El Salvador to close or sell Chivo cryptocurrency as part of $3.5 billion deal with IMF

El Salvador is in the process of securing a $3.5 billion deal with the International Monetary Fund, but is making some concessions around bitcoin (BTC) to obtain the financing.

Stacey Herbert, director of the Bitcoin Office in El Salvador, published on Thursday that the government-issued Chivo wallet, launched in 2021 in a bid to spread bitcoin adoption throughout the country, will be “sold or liquidated” as part of the deal. Other bitcoin wallets operated by private companies “will continue to serve El Salvador,” Herbert said.
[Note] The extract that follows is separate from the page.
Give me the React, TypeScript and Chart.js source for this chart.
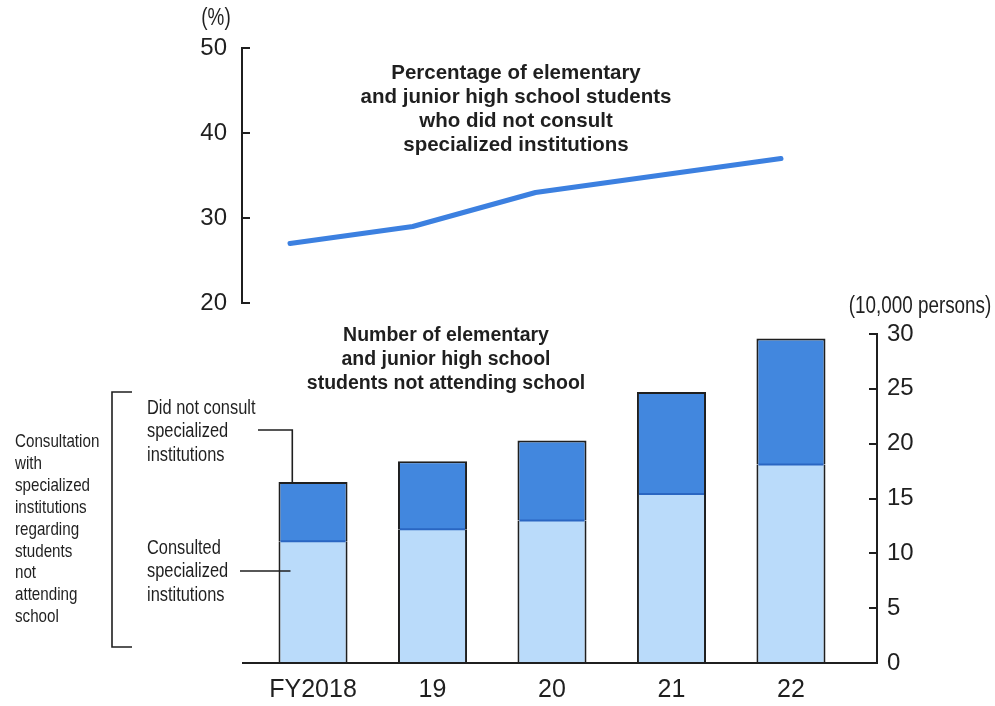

The IMF stated on Wednesday that under the agreement, El Salvador will also make the private sector’s acceptance of bitcoin voluntary and that taxes will only be paid in US dollars (not bitcoins). “For the public sector, participation in economic activities related to bitcoin and transactions and purchases of bitcoin will be limited,” the document also said, without going into further details.

Herbert, however, wrote in his post that El Salvador will continue to add bitcoin to its reserves, possibly even at an “accelerated pace.” The Central American nation currently buys one bitcoin per day; At the time of this publication, he held 5,968.77 bitcoins, worth almost $596 million. Herbert said that many of El Salvador’s bitcoin-related projects, including developing bitcoin capital markets and offering bitcoin educational programs, will continue to be carried out. The legal tender status of the cryptocurrency will also not be affected.

The IMF has had doubts about El Salvador’s bitcoin initiatives since President Nayib Bukele made bitcoin legal tender in the country in September 2021, giving it the same status as the US dollar, the country’s official currency. In 2022, the agency warned that El Salvador was incurring “major risks associated with the use of Bitcoin as legal tender, especially given the high volatility of its price.”

“The potential risks of the Bitcoin project will be significantly reduced in accordance with the Fund’s policies,” the IMF said on Wednesday.

Salvadorans were offered $30 in bitcoin to sign up for Chivo, but national adoption never took off. As of mid-2022, more than 60% of recipients had yet to complete a transaction, according to the National Bureau of Economic Research. A survey by the Universidad Centroamericana found in January that 88% of Salvadorans surveyed had not used bitcoin in 2023.

The IMF itself will only provide $1.4 billion as part of the agreement with El Salvador. Funding from the World Bank, the Inter-American Development Bank and regional development banks is expected to bring the total amount to $3.5 billion as part of the same program.